10. Washington State
Football: Mike Leach | Basketball: Ken Bone
A 31-28 win over Washington in the Apple Cup salvaged an otherwise dismal first season for Leach at Washington State. The offense never materialized, star wide receiver Marquess Wilson left the team midseason, and the Cougars lost eight in a row before the win in the season finale. Leach eventually turned Texas Tech into a consistent bowl team, and there’s little reason to doubt he won’t do the same eventually in Pullman. In basketball, Bone built programs at Seattle Pacific and Portland State, but he’s struggled in four seasons in the Pac-12. The Cougars are 24-41 in the conference under Bone, including a 2-9 effort so far this season.

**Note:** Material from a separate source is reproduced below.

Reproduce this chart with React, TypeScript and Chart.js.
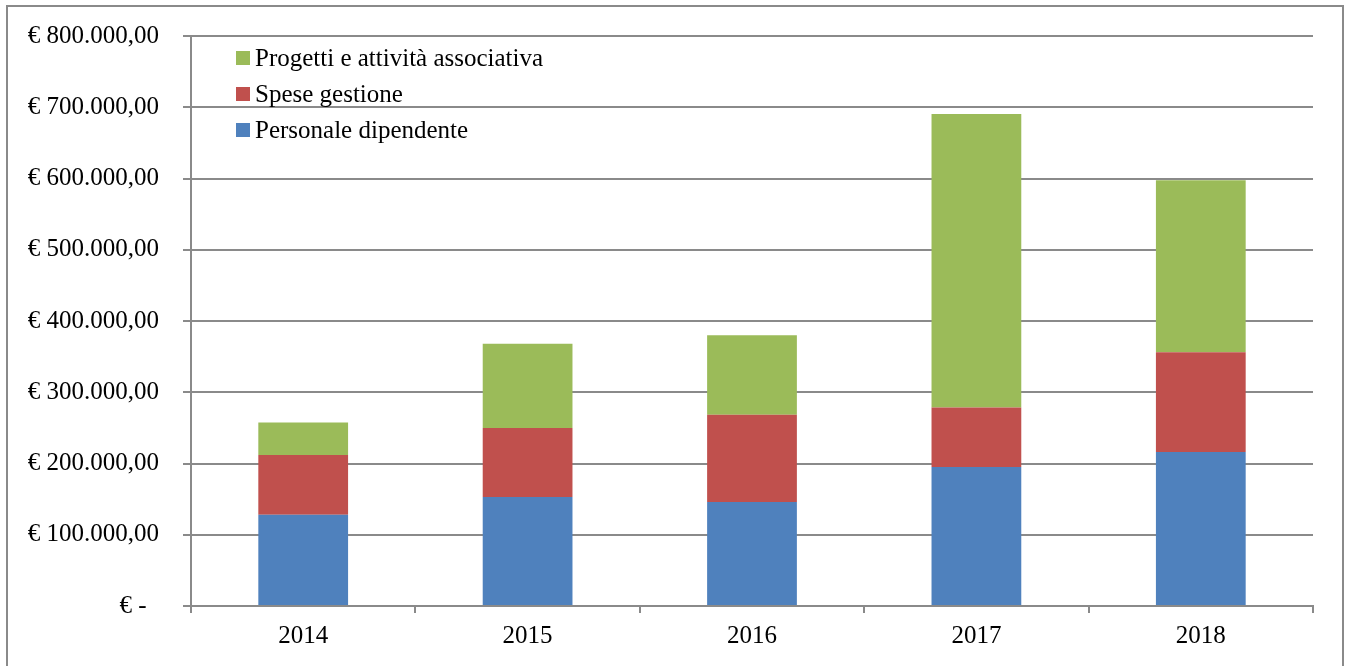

Football: Kyle Whittingham | Basketball: Larry Krystkowiak
File Utah under the tandems we might regret ranking this low in a few years. Whittingham’s 33 wins from 2008-10, including an undefeated season in 2008, can’t be ignored. But at the same time, Whittingham and Utah are unproven on the Pac-12 level. The Utes are 7-11 in two seasons in the league, and they’re coming off a losing season. A former NBA assistant, Krystkowiak inherited a mess of player departures at Utah. He’s 5-24 in the league, but those wins have included eventual NIT champion Stanford last season and Washington on the road and NCAA contender Colorado this year.
Football: Lane Kiffin | Basketball: Bob Cantu
Kiffin led the nation’s most disappointing team last season as the Trojans started as a preseason No. 1 and finished 7-6. With Matt Barkley gone, a coaching staff shakeup and a recruiting class that fell apart in the weeks before national signing day (but still finished in the top 15 nationally), Kiffin will be watched closely in 2013. In basketball, Cantu is an interim coach who replaced Kevin O’Neill midseason.